M. Dutreil a fait bien plus que convaincre les politiques de l’époque, il a commencé à ancrer l’idée selon laquelle le capital peut se cumuler d’une génération à l’autre sous réserve que ce capital travaille à l’investissement et à l’emploi. Renaud Dutreil a peut-être convaincu le Conseil des ministres et l’Assemblée nationale en 2003, mais il n’a pas convaincu tout le monde, loin s’en faut : une partie de l’administration voit encore dans le pacte Dutreil le moteur d’un capitalisme profondément inégalitaire. Qu’ont fait les héritiers des entrepreneurs sinon être bien nés ? 

Le pacte Dutreil fait face à d’autres critiques. Il favoriserait les entreprises familiales et pas les autres.  

Il est par ailleurs souvent perçu comme complexe et exigeant sur le plan administratif pour bénéficier des avantages fiscaux qui lui sont attachés. Une telle difficulté découragerait certains chefs d’entreprise.  Emmanuel Vieillard, PDG de LISI Aerospace et premier témoin des entrepreneurs (encore un drôle de hasard) toujours dans le livre de Nicolas Dufourcq, évoque une autre préoccupation. Le rôle que lui-même joue dans la holding d’animation qu’il a élaborée pour préparer sa succession est ouvert à l’interprétation du contrôleur fiscal. À le lire, une mauvaise interprétation de ce contrôleur et c’est tout le mécanisme mis en place depuis des années qui s’écroulerait. Il ne pourrait plus exiger d’être soumis aux droits de mutation spécifiques aux sociétés familiales. Sa descendance ne pourrait pas couvrir les droits et la société serait irrémédiablement vendue. On comprend donc son inquiétude bien légitime. 

Alors que faire ? 

Ne rien faire ne serait peut-être déjà pas si mal que cela. Ils sont plusieurs à avoir voulu toucher à la Loi Dutreil pour augmenter les taux d’imposition des sociétés familiales. Les gouvernements sous le Président Hollande avaient été tentés et avaient finalement reculé.  
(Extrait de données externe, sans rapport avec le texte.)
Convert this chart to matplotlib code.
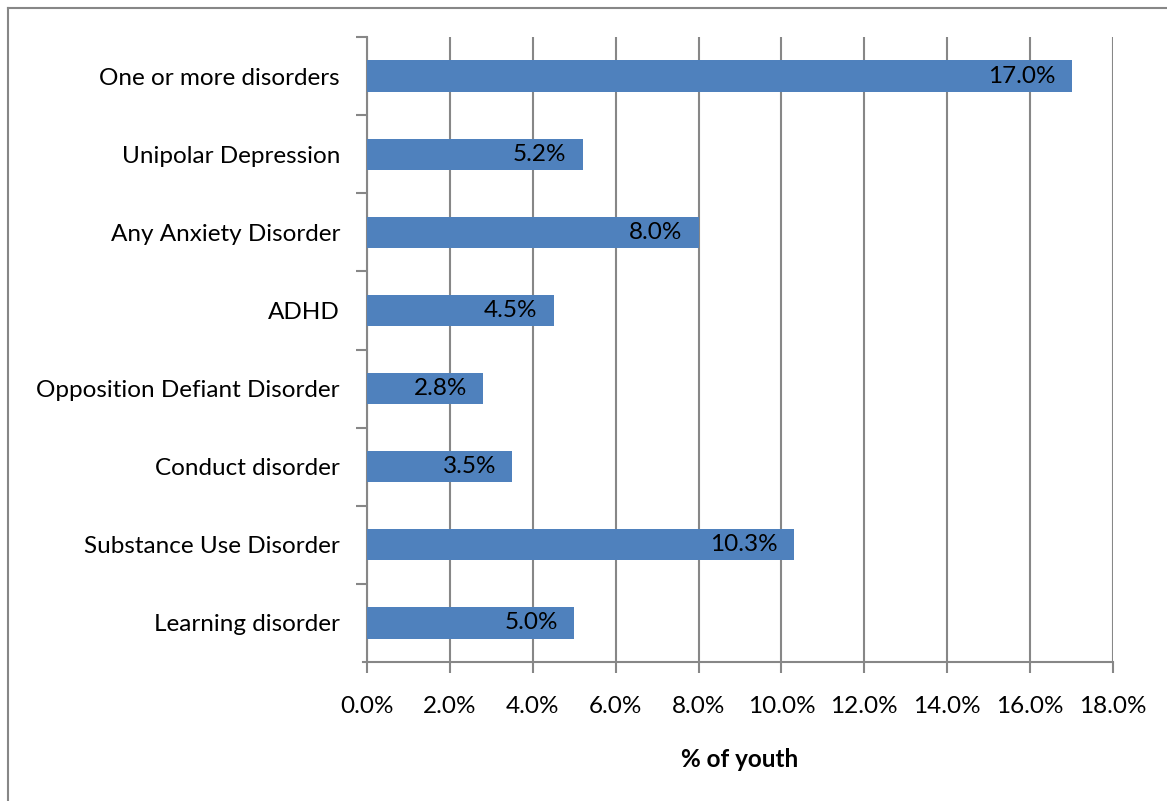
"""
Prevalence of disorders among youth - horizontal bar chart
"""

import matplotlib
matplotlib.use('Agg')
import matplotlib.pyplot as plt
from matplotlib.lines import Line2D
from matplotlib.ticker import FuncFormatter, MultipleLocator

categories = [
    "One or more disorders",
    "Unipolar Depression",
    "Any Anxiety Disorder",
    "ADHD",
    "Opposition Defiant Disorder",
    "Conduct disorder",
    "Substance Use Disorder",
    "Learning disorder",
]
values = [17.0, 5.2, 8.0, 4.5, 2.8, 3.5, 10.3, 5.0]

plt.rcParams['font.family'] = ['Lato', 'DejaVu Sans']

bar_color = '#4F81BD'
line_color = '#878787'
fs = 17.5

fig = plt.figure(figsize=(11.67, 8.01), dpi=100)
ax = fig.add_axes([367 / 1167, 1 - 662 / 801, (1113 - 367) / 1167, (662 - 37) / 801])

ypos = list(range(len(categories)))[::-1]
bars = ax.barh(ypos, values, height=0.4, color=bar_color, zorder=3)

ax.set_xlim(0, 18)
ax.set_ylim(-0.5, len(categories) - 0.5)
ax.xaxis.set_major_locator(MultipleLocator(2))
ax.xaxis.set_major_formatter(FuncFormatter(lambda v, _: f"{v:.1f}%"))
ax.grid(axis='x', color=line_color, linewidth=1.5, zorder=0)

# category labels between ticks like Excel
ax.set_yticks(ypos)
ax.set_yticklabels(categories, fontsize=fs)
ax.set_yticks([y + 0.5 for y in range(len(categories))], minor=True)
ax.tick_params(axis='y', which='major', length=0, pad=19.5)
ax.tick_params(axis='y', which='minor', length=8, width=1.5, color=line_color)
ax.tick_params(axis='x', length=8, width=1.5, color=line_color, labelsize=fs, pad=16.5)

for side in ['top', 'right']:
    ax.spines[side].set_visible(False)
for side in ['left', 'bottom']:
    ax.spines[side].set_color(line_color)
    ax.spines[side].set_linewidth(1.5)
ax.spines['bottom'].set_bounds(-0.1, 18)

ax.set_xlabel("% of youth", fontsize=fs, fontweight='bold', labelpad=22)

for bar, val in zip(bars, values):
    ax.annotate(f"{val:.1f}%", (bar.get_width(), bar.get_y() + bar.get_height() / 2),
                xytext=(-16, 0), textcoords='offset pixels',
                ha='right', va='center', fontsize=fs, zorder=4)

# chart area border (left and top visible)
fig.add_artist(Line2D([8 / 1167, 8 / 1167], [0, 1 - 8 / 801], color=line_color, linewidth=1.5))
fig.add_artist(Line2D([8 / 1167, 1], [1 - 8 / 801, 1 - 8 / 801], color=line_color, linewidth=1.5))

plt.savefig('out.png', dpi=100)
plt.close()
La Loi Dutreil doit être pérennisée, mais elle peut aussi être renforcée. Supprimer toute interprétation humaine des textes irait dans le bon sens. M. Vieillard dormirait probablement un peu mieux et ne se demanderait pas si à chaque visite de Bercy dans ses locaux, le fruit du travail de sa vie ne finirait pas dans des mains étrangères. 

Plus largement, c’est l’esprit même des Inspections (fisc, travail, autres) et des Dreal (Directions régionales de l’environnement, de l’aménagement et du logement) qui doit être revu. Eux aussi peuvent participer à notre réindustrialisation en travaillant davantage avec les chefs d’entreprises, dans la confiance plutôt que dans la méfiance. 

La création d’un statut d’ETI dans l’Union Européenne 

Résumer la problématique des ETI à la Loi Dutreil serait bien trop restrictif. Le METI (Mouvement des Entreprises de Taille Intermédiaire), fondé en 1995, travaille régulièrement à des propositions pour leur développement.  

La France a créé par la loi le statut d’ETI en 2008. L’enjeu s’est désormais déplacé vers l’Union Européenne. Le METI travaille à la création d’un statut d’ETI dans l’UE. C’est une étape indispensable – la première de toutes – à la création d’un cadre législatif européen adapté à la taille de ces entreprises qui pour l’instant tombent dans le cadre des SMEs (Small and Medium-sized Enterprises).  

Une ETI n’a pas les ressources d’un grand groupe, mais doit pouvoir disposer d’une législation, d’un encadrement et d’aides publiques distinctes de celles des PME et des PMI. 

Tout cela prendra du temps, mais j’aime y croire.